PROMPT
Your task is to copy the listing exactly. Drop any pictures from the copy.

DATA SEGMENT
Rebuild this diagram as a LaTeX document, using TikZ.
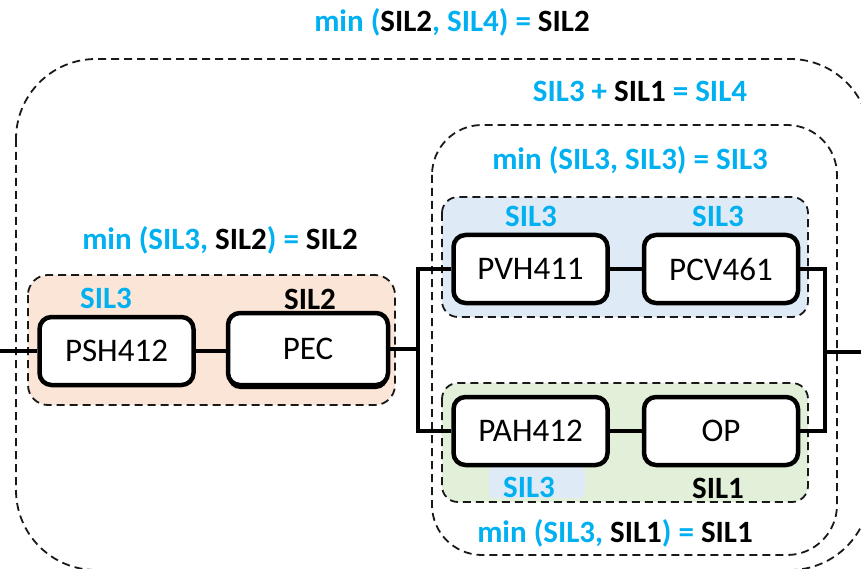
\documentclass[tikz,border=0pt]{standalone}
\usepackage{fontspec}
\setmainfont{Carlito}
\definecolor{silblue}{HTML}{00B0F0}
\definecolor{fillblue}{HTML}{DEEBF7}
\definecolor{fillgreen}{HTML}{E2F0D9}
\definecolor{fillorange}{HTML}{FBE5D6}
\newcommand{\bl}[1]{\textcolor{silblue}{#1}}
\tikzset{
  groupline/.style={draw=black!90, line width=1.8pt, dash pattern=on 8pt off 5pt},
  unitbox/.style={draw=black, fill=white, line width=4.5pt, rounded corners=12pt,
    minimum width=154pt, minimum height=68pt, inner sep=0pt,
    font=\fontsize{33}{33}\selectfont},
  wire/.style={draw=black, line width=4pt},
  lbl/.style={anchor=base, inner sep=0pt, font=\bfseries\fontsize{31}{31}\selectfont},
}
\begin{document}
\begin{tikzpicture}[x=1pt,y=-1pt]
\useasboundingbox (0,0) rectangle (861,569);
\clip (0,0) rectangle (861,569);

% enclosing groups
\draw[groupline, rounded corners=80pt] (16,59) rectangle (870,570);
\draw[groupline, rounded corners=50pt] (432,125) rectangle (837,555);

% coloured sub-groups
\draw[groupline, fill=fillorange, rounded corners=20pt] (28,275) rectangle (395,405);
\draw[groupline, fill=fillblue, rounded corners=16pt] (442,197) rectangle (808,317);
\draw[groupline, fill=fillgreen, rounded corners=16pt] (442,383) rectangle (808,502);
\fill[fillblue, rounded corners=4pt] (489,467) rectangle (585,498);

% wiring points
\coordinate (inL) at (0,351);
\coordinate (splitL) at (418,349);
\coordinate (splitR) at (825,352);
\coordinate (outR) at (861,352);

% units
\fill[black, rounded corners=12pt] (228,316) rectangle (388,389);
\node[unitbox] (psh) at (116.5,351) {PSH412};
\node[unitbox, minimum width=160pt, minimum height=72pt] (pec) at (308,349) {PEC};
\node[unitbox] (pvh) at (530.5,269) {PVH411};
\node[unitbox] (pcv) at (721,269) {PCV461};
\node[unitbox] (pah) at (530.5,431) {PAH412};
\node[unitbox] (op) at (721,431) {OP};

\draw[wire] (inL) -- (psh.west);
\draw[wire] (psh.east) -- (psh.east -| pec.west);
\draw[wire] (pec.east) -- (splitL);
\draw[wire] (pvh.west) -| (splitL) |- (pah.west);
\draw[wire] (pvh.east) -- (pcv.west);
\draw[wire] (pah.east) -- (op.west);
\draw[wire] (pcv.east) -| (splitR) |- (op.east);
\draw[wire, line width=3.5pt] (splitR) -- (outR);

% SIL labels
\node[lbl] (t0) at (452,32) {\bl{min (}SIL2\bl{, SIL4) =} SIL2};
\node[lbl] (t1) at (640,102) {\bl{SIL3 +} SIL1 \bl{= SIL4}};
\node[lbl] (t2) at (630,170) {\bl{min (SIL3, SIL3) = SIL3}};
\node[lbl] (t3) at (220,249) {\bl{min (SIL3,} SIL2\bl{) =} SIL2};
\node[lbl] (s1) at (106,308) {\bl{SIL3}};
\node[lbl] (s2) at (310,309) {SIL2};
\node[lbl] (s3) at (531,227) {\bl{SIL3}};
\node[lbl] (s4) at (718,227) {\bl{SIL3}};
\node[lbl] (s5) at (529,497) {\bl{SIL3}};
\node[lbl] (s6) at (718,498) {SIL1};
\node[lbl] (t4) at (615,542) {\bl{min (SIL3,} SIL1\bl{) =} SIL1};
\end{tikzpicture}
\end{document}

TASK ANSWER
Rebuild this diagram as a LaTeX document, using TikZ.
\documentclass[tikz,border=0pt]{standalone}
\usepackage{fontspec}
\setmainfont{Carlito}
\definecolor{silblue}{HTML}{00B0F0}
\definecolor{fillblue}{HTML}{DEEBF7}
\definecolor{fillgreen}{HTML}{E2F0D9}
\definecolor{fillorange}{HTML}{FBE5D6}
\newcommand{\bl}[1]{\textcolor{silblue}{#1}}
\tikzset{
  groupline/.style={draw=black!90, line width=1.8pt, dash pattern=on 8pt off 5pt},
  unitbox/.style={draw=black, fill=white, line width=4.5pt, rounded corners=12pt,
    minimum width=154pt, minimum height=68pt, inner sep=0pt,
    font=\fontsize{33}{33}\selectfont},
  wire/.style={draw=black, line width=4pt},
  lbl/.style={anchor=base, inner sep=0pt, font=\bfseries\fontsize{31}{31}\selectfont},
}
\begin{document}
\begin{tikzpicture}[x=1pt,y=-1pt]
\useasboundingbox (0,0) rectangle (861,569);
\clip (0,0) rectangle (861,569);

% enclosing groups
\draw[groupline, rounded corners=80pt] (16,59) rectangle (870,570);
\draw[groupline, rounded corners=50pt] (432,125) rectangle (837,555);

% coloured sub-groups
\draw[groupline, fill=fillorange, rounded corners=20pt] (28,275) rectangle (395,405);
\draw[groupline, fill=fillblue, rounded corners=16pt] (442,197) rectangle (808,317);
\draw[groupline, fill=fillgreen, rounded corners=16pt] (442,383) rectangle (808,502);
\fill[fillblue, rounded corners=4pt] (489,467) rectangle (585,498);

% wiring points
\coordinate (inL) at (0,351);
\coordinate (splitL) at (418,349);
\coordinate (splitR) at (825,352);
\coordinate (outR) at (861,352);

% units
\fill[black, rounded corners=12pt] (228,316) rectangle (388,389);
\node[unitbox] (psh) at (116.5,351) {PSH412};
\node[unitbox, minimum width=160pt, minimum height=72pt] (pec) at (308,349) {PEC};
\node[unitbox] (pvh) at (530.5,269) {PVH411};
\node[unitbox] (pcv) at (721,269) {PCV461};
\node[unitbox] (pah) at (530.5,431) {PAH412};
\node[unitbox] (op) at (721,431) {OP};

\draw[wire] (inL) -- (psh.west);
\draw[wire] (psh.east) -- (psh.east -| pec.west);
\draw[wire] (pec.east) -- (splitL);
\draw[wire] (pvh.west) -| (splitL) |- (pah.west);
\draw[wire] (pvh.east) -- (pcv.west);
\draw[wire] (pah.east) -- (op.west);
\draw[wire] (pcv.east) -| (splitR) |- (op.east);
\draw[wire, line width=3.5pt] (splitR) -- (outR);

% SIL labels
\node[lbl] (t0) at (452,32) {\bl{min (}SIL2\bl{, SIL4) =} SIL2};
\node[lbl] (t1) at (640,102) {\bl{SIL3 +} SIL1 \bl{= SIL4}};
\node[lbl] (t2) at (630,170) {\bl{min (SIL3, SIL3) = SIL3}};
\node[lbl] (t3) at (220,249) {\bl{min (SIL3,} SIL2\bl{) =} SIL2};
\node[lbl] (s1) at (106,308) {\bl{SIL3}};
\node[lbl] (s2) at (310,309) {SIL2};
\node[lbl] (s3) at (531,227) {\bl{SIL3}};
\node[lbl] (s4) at (718,227) {\bl{SIL3}};
\node[lbl] (s5) at (529,497) {\bl{SIL3}};
\node[lbl] (s6) at (718,498) {SIL1};
\node[lbl] (t4) at (615,542) {\bl{min (SIL3,} SIL1\bl{) =} SIL1};
\end{tikzpicture}
\end{document}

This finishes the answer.